Their main competition out of Pool B appears to be defending World Cup champions India who have been on tour of Australia since last November in which they lost the 4-Test series two nil with the Aussies scoring over 500 runs in the first innings of each of the four Test matches. Popular Indian commentator Harsha Bhogle referring to India’s mediocre performances on tour over the years, once said that ‘the Indian spider does not travel well’, while they do well at home on familiar pitches and in local conditions they tend to achieve only moderate success on tour. Feisty world class batsman and new India test captain Virat Kohli was outstanding on the tour of Australia but received only sporadic support from teammates like Ajinkya Rahane, Rohit Sharma, and Murali Vijay.
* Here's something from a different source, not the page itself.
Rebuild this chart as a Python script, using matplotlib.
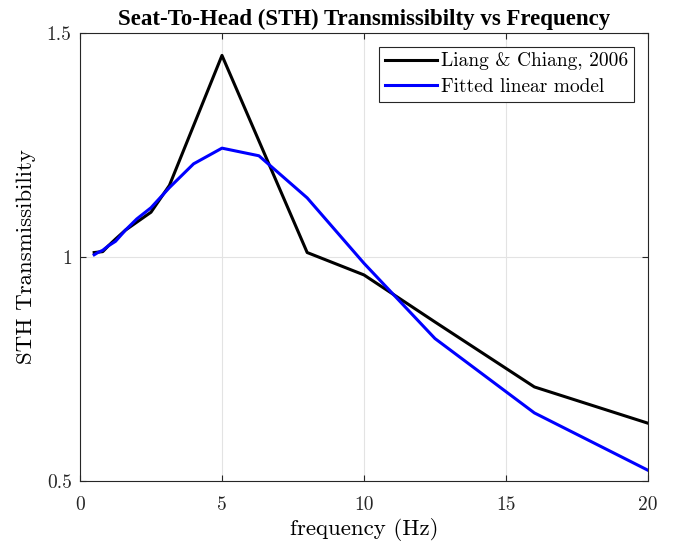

And India’s bowling attack has not been particularly penetrative in Australia; that is not likely to change particularly since pacer Ishant Sharma has been ruled out of the World Cup with a knee injury. Just a few days ago albeit in a warm-up game, Australia plundered the Indian attack to the tune of 371 runs in 48.2 overs with David Warner hitting 104 off 83 balls and Glen Maxwell tallying 122 off a mere 57 deliveries. The Aussies then proceeded to dismiss India for 265 in 45.1 overs.
Meanwhile, West Indies struggles continue and based on their performance on Monday in their first warm-up game against England at Sydney (SCG), the men from the Caribbean could be challenged by both Ireland and Zimbabwe in Pool B, as they attempt to make it even to the quarter-finals of the 2015 World Cup. Skipper Jason Holder won the toss and inexplicably chose to bat in decidedly adverse conditions at the SCG. They appeared to be completely out of sorts and lasted only 29.3 overs scoring 122 runs which were easily overhauled by England who with the minimum of effort got to 125 for 1 in 22.5 overs. For England medium pacer Chris Woakes grabbed 5 for 19 while opener Moeen Ali topped with 46 in the run chase. Though there might be no need for alarm in the West Indies camp, it must be time for soul searching in quest of a respectable performance by the regional team in this tournament. The batting line-up is at best fragile with only Marlon Samuels manifesting any level of consistency, while the attack seems benign without guileful spinner Sunil Narine. It is worthy of note that on the eve of their first warm-up match their rookie skipper 22-year-old Holder appearing at a press conference essentially threw Clive Lloyd and the selection panel who named him captain, under the bus. In response to questions regarding the omission of Dwayne Bravo and Kieron Pollard from the West Indies World Cup squad, Holder said their absence was “a huge loss” and referred to the decision not to select the pair as “beyond my control”. The young Barbadian fast bowler also pointed out that “I’m not a selector.” And in a statement that did not exactly represent a resounding endorsement of team chemistry, Holder was quoted as saying, “I have built a relationship with some of the senior players.”
The youthful West Indies Limited Overs captain must understand that the honeymoon period of his ascendancy vis a vis the demanding fans is brief and in fact over. He is now required to show maturity in the position and in so doing vindicate the confidence that the selectors invested in him and garner the confidence and cooperation of his team.
As the boyish, willowy paceman grows in his new leadership role he must know that his responsibility is mainly galvanizing his players into a finely tuned unit, responding positively to the public and thoughtfully to the press. There is no better showcase for him than the impending World Cup.